* [Directions]: Look through the listing for the word "React". Copy each line that has it.

────

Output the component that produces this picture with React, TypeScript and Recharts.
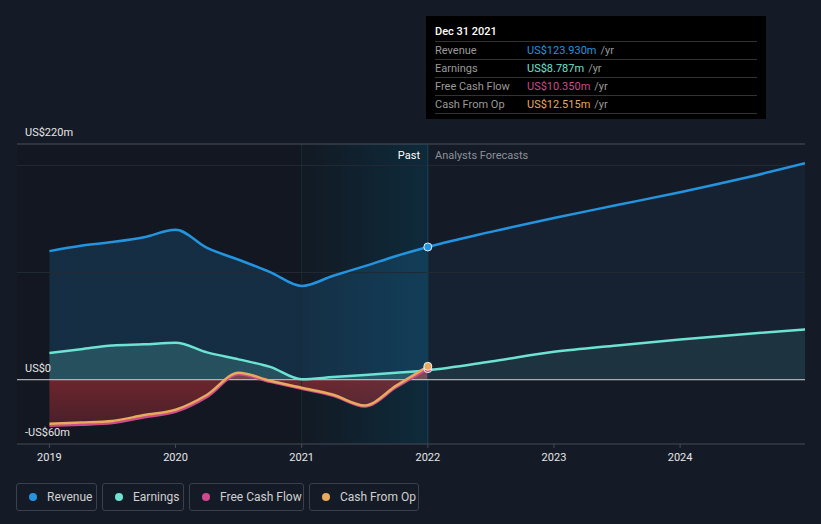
import React from 'react';
import {
  ComposedChart,
  Area,
  Line,
  XAxis,
  YAxis,
  ReferenceLine,
  ReferenceArea,
} from 'recharts';

const periods = [
  2019, 2019.25, 2019.5, 2019.75, 2020, 2020.25, 2020.5, 2020.75, 2021, 2021.25, 2021.5, 2021.75, 2022,
  2022.5, 2023, 2023.5, 2024, 2024.5, 2024.99,
];
const revenue = [120, 125, 128.5, 133, 140, 123, 112, 100.5, 87.5, 97, 106, 115.5, 123.9, 138, 151, 163, 175, 188, 202];
const earnings = [25, 28.5, 32, 33, 34.5, 25.5, 19, 12, 0.5, 2.5, 4.5, 6.5, 8.8, 17, 26, 32, 37.5, 42.5, 47];
const freeCashFlow = [-43, -42, -40.5, -35, -30, -16, 5, -2, -8.5, -15, -25, -7, 10.35];
const cashFromOp = [-41, -40, -38.5, -33, -28, -14, 6.5, -1, -7.5, -14, -24, -5.5, 12.5];
const xTicks = [2019, 2020, 2021, 2022, 2023, 2024];
const yTicks = [-60, 0, 220];
const yLabels: Record<string, string> = { '-60': '-US$60m', '0': 'US$0', '220': 'US$220m' };

const COLORS = {
  revenue: '#2394df',
  earnings: '#6de3d3',
  fcf: '#cf4a8c',
  cfo: '#e8aa5c',
};

const tooltipRows = [
  { label: 'Revenue', value: 'US$123.930m', color: COLORS.revenue },
  { label: 'Earnings', value: 'US$8.787m', color: COLORS.earnings },
  { label: 'Free Cash Flow', value: 'US$10.350m', color: COLORS.fcf },
  { label: 'Cash From Op', value: 'US$12.515m', color: COLORS.cfo },
];

const legendItems = [
  { label: 'Revenue', color: COLORS.revenue, left: 16, width: 81 },
  { label: 'Earnings', color: COLORS.earnings, left: 102, width: 82 },
  { label: 'Free Cash Flow', color: COLORS.fcf, left: 189, width: 115 },
  { label: 'Cash From Op', color: COLORS.cfo, left: 309, width: 110 },
];

const data = periods.map((p, i) => ({
  year: p,
  revenue: revenue[i],
  earnings: earnings[i],
  fcf: i < freeCashFlow.length ? freeCashFlow[i] : null,
  cfo: i < cashFromOp.length ? cashFromOp[i] : null,
}));

const LAST_PAST = 12;

const makeDot = (color: string) => (props: any) => {
  const { cx, cy, index } = props;
  if (index !== LAST_PAST || cx == null || cy == null) return <g key={index} />;
  return <circle key={index} cx={cx} cy={cy} r={4} fill={color} stroke="#e8eef5" strokeWidth={1} />;
};

const renderYTick = (props: any) => {
  const { y, payload } = props;
  return (
    <text key={payload.value} x={25} y={y - 8} fill="#e6e6e6" fontSize={11} fontFamily="Roboto, sans-serif">
      {yLabels[String(payload.value)]}
    </text>
  );
};

export default function App() {
  const font = 'Roboto, sans-serif';
  return (
    <div
      style={{
        position: 'absolute',
        left: 0,
        top: 0,
        width: 821,
        height: 524,
        background: '#151b26',
        fontFamily: font,
        overflow: 'hidden',
      }}
    >
      <ComposedChart width={821} height={524} data={data} margin={{ top: 144, right: 16, bottom: 50, left: 16 }}>
        <defs>
          <linearGradient id="pastHighlight" x1="0" y1="0" x2="1" y2="0">
            <stop offset="0%" stopColor="#0f1820" stopOpacity={1} />
            <stop offset="100%" stopColor="#073a4f" stopOpacity={1} />
          </linearGradient>
          <linearGradient id="revFill" x1="0" y1="0" x2="1" y2="0">
            <stop offset="0%" stopColor={COLORS.revenue} stopOpacity={0.3} />
            <stop offset="50%" stopColor={COLORS.revenue} stopOpacity={0.3} />
            <stop offset="50%" stopColor={COLORS.revenue} stopOpacity={0.1} />
            <stop offset="100%" stopColor={COLORS.revenue} stopOpacity={0.1} />
          </linearGradient>
          <linearGradient id="earnFill" x1="0" y1="0" x2="1" y2="0">
            <stop offset="0%" stopColor={COLORS.earnings} stopOpacity={0.32} />
            <stop offset="50%" stopColor={COLORS.earnings} stopOpacity={0.32} />
            <stop offset="50%" stopColor={COLORS.earnings} stopOpacity={0.15} />
            <stop offset="100%" stopColor={COLORS.earnings} stopOpacity={0.15} />
          </linearGradient>
          <linearGradient id="fcfFill" x1="0" y1="0" x2="0" y2="1">
            <stop offset="0%" stopColor="#d8363c" stopOpacity={0.5} />
            <stop offset="100%" stopColor="#d8363c" stopOpacity={0.28} />
          </linearGradient>
        </defs>
        <XAxis
          dataKey="year"
          type="number"
          domain={[2018.743, 2024.99]}
          ticks={xTicks}
          allowDataOverflow
          height={30}
          axisLine={{ stroke: '#454b56' }}
          tickLine={{ stroke: '#454b56' }}
          tickSize={4}
          tick={{ fill: '#e6e6e6', fontSize: 11, fontFamily: font }}
          tickMargin={5}
        />
        <YAxis
          type="number"
          domain={[-60, 220]}
          ticks={yTicks}
          allowDataOverflow
          width={1}
          axisLine={false}
          tickLine={false}
          tick={renderYTick}
        />
        <ReferenceArea x1={2018.743} x2={2021} y1={-60} y2={220} fill="#0c1016" fillOpacity={0.3} stroke="none" />
        <ReferenceArea x1={2021} x2={2022} y1={-60} y2={220} fill="url(#pastHighlight)" stroke="none" />
        <ReferenceLine x={2021} stroke="#1b2a35" />
        <ReferenceLine y={200} stroke="#222a35" />
        <ReferenceLine y={100} stroke="#222a35" />
        <ReferenceLine y={220} stroke="#4a505a" />
        <ReferenceLine x={2022} stroke="#164457" />
        <Area
          type="monotone"
          dataKey="revenue"
          stroke="none"
          fill="url(#revFill)"
          baseValue={0}
          isAnimationActive={false}
        />
        <Area
          type="monotone"
          dataKey="earnings"
          stroke="none"
          fill="url(#earnFill)"
          baseValue={0}
          isAnimationActive={false}
        />
        <Area
          type="monotone"
          dataKey="fcf"
          stroke="none"
          fill="url(#fcfFill)"
          fillOpacity={1}
          baseValue={0}
          isAnimationActive={false}
        />
        <ReferenceLine y={0} stroke="#d0d0d0" />
        <Line
          type="monotone"
          dataKey="revenue"
          stroke={COLORS.revenue}
          strokeWidth={2.5}
          dot={makeDot(COLORS.revenue)}
          activeDot={false}
          isAnimationActive={false}
        />
        <Line
          type="monotone"
          dataKey="earnings"
          stroke={COLORS.earnings}
          strokeWidth={2.5}
          dot={false}
          activeDot={false}
          isAnimationActive={false}
        />
        <Line
          type="monotone"
          dataKey="fcf"
          stroke={COLORS.fcf}
          strokeWidth={2.5}
          dot={makeDot(COLORS.fcf)}
          activeDot={false}
          connectNulls={false}
          isAnimationActive={false}
        />
        <Line
          type="monotone"
          dataKey="cfo"
          stroke={COLORS.cfo}
          strokeWidth={2.5}
          dot={makeDot(COLORS.cfo)}
          activeDot={false}
          connectNulls={false}
          isAnimationActive={false}
        />
      </ComposedChart>

      <div style={{ position: 'absolute', left: 360, width: 60, top: 149, textAlign: 'right', color: '#ffffff', fontSize: 11 }}>
        Past
      </div>
      <div style={{ position: 'absolute', left: 435, top: 149, color: '#8b9099', fontSize: 11 }}>Analysts Forecasts</div>

      <div
        style={{
          position: 'absolute',
          left: 426,
          top: 16,
          width: 340,
          height: 103,
          background: '#000000',
          boxSizing: 'border-box',
          padding: '0 9px',
        }}
      >
        <div style={{ height: 25, lineHeight: '32px', color: '#ffffff', fontSize: 11, fontWeight: 500 }}>Dec 31 2021</div>
        {tooltipRows.map((r) => (
          <div
            key={r.label}
            style={{
              height: 17,
              lineHeight: '17px',
              borderTop: '1px solid #333',
              display: 'flex',
              fontSize: 11,
            }}
          >
            <span style={{ width: 92, color: '#9a9a9a' }}>{r.label}</span>
            <span style={{ color: r.color }}>{r.value}</span>
            <span style={{ color: '#9a9a9a', marginLeft: 4 }}>/yr</span>
          </div>
        ))}
        <div style={{ borderTop: '1px solid #333' }} />
      </div>

      {legendItems.map((it) => (
        <div
          key={it.label}
          style={{
            position: 'absolute',
            left: it.left,
            top: 483,
            width: it.width,
            height: 28,
            boxSizing: 'border-box',
            border: '1px solid #3b404a',
            borderRadius: 3,
            display: 'flex',
            alignItems: 'center',
            paddingLeft: 12,
            color: '#d0d0d0',
            fontSize: 12,
          }}
        >
          <span
            style={{
              display: 'inline-block',
              width: 8,
              height: 8,
              borderRadius: 4,
              background: it.color,
              marginRight: 10,
            }}
          />
          {it.label}
        </div>
      ))}
    </div>
  );
}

────

* [The result]:
Output the component that produces this picture with React, TypeScript and Recharts.
import React from 'react';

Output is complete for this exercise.